=== Data shown ===
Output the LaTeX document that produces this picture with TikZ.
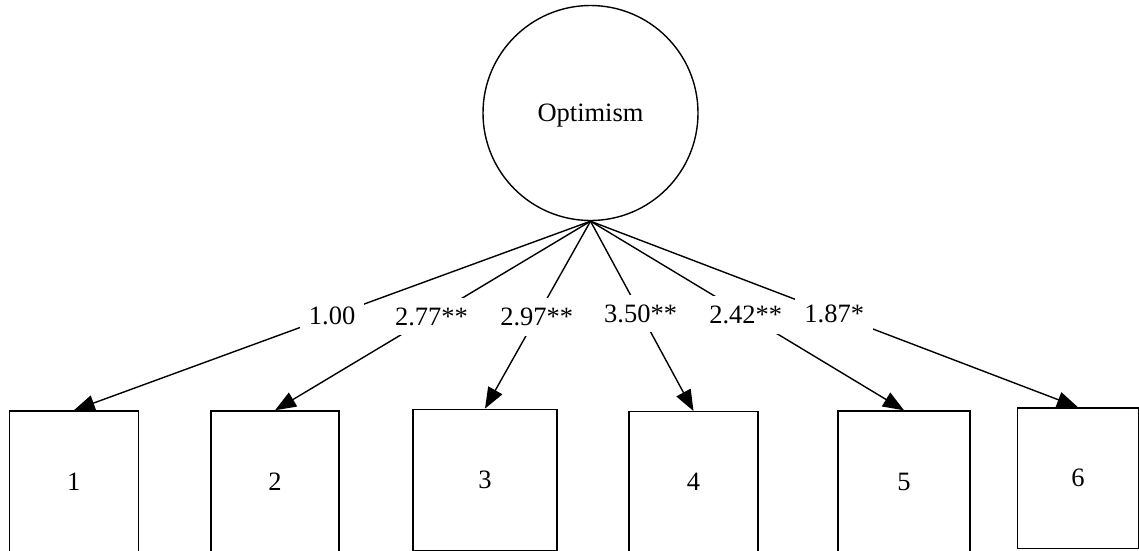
\documentclass[tikz,border=0pt]{standalone}
\usepackage{fontspec}
\setmainfont{Liberation Serif}
\usetikzlibrary{arrows.meta}
\begin{document}
\begin{tikzpicture}[x=1pt,y=-1pt,line width=1.4pt,
  every node/.style={font=\fontsize{26.5}{31}\selectfont},
  latent/.style={draw,circle,minimum size=215pt,inner sep=0pt,text depth=0pt},
  manifest/.style={draw,rectangle,minimum height=141pt,inner sep=0pt},
  load/.style={-{Triangle[length=21pt,width=16pt]}},
  coef/.style={fill=white,inner xsep=9pt,inner ysep=10pt,text height=17.5pt,text depth=0pt}]
\useasboundingbox (0,0) rectangle (1139,550);
\node[latent] (opt) at (590.5,113) {Optimism};
\node[manifest,minimum width=129pt] (b1) at (73.8,481.5) {1};
\node[manifest,minimum width=128pt] (b2) at (275,481.5) {2};
\node[manifest,minimum width=144pt] (b3) at (485,479.8) {3};
\node[manifest,minimum width=129pt] (b4) at (693.5,482.2) {4};
\node[manifest,minimum width=132pt] (b5) at (904,481.5) {5};
\node[manifest,minimum width=121pt,minimum height=140.5pt] (b6) at (1078,478.2) {6};
\draw[load] (opt.south) -- (b1.north) node[coef,pos=0.5] {1.00};
\draw[load] (opt.south) -- (b2.north) node[coef,pos=0.504] {2.77**};
\draw[load] (opt.south) -- (b3.north) node[coef,pos=0.51] {2.97**};
\draw[load] (opt.south) -- (b4.north) node[coef,pos=0.487] {3.50**};
\draw[load] (opt.south) -- (b5.north) node[coef,pos=0.495] {2.42**};
\draw[load] (opt.south) -- (b6.north) node[coef,pos=0.5] {1.87*};
\end{tikzpicture}
\end{document}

=== Direction ===
Repeat the data exactly, without the pictures.

=== Solution to this exercise ===
Output the LaTeX document that produces this picture with TikZ.
\documentclass[tikz,border=0pt]{standalone}
\usepackage{fontspec}
\setmainfont{Liberation Serif}
\usetikzlibrary{arrows.meta}
\begin{document}
\begin{tikzpicture}[x=1pt,y=-1pt,line width=1.4pt,
  every node/.style={font=\fontsize{26.5}{31}\selectfont},
  latent/.style={draw,circle,minimum size=215pt,inner sep=0pt,text depth=0pt},
  manifest/.style={draw,rectangle,minimum height=141pt,inner sep=0pt},
  load/.style={-{Triangle[length=21pt,width=16pt]}},
  coef/.style={fill=white,inner xsep=9pt,inner ysep=10pt,text height=17.5pt,text depth=0pt}]
\useasboundingbox (0,0) rectangle (1139,550);
\node[latent] (opt) at (590.5,113) {Optimism};
\node[manifest,minimum width=129pt] (b1) at (73.8,481.5) {1};
\node[manifest,minimum width=128pt] (b2) at (275,481.5) {2};
\node[manifest,minimum width=144pt] (b3) at (485,479.8) {3};
\node[manifest,minimum width=129pt] (b4) at (693.5,482.2) {4};
\node[manifest,minimum width=132pt] (b5) at (904,481.5) {5};
\node[manifest,minimum width=121pt,minimum height=140.5pt] (b6) at (1078,478.2) {6};
\draw[load] (opt.south) -- (b1.north) node[coef,pos=0.5] {1.00};
\draw[load] (opt.south) -- (b2.north) node[coef,pos=0.504] {2.77**};
\draw[load] (opt.south) -- (b3.north) node[coef,pos=0.51] {2.97**};
\draw[load] (opt.south) -- (b4.north) node[coef,pos=0.487] {3.50**};
\draw[load] (opt.south) -- (b5.north) node[coef,pos=0.495] {2.42**};
\draw[load] (opt.south) -- (b6.north) node[coef,pos=0.5] {1.87*};
\end{tikzpicture}
\end{document}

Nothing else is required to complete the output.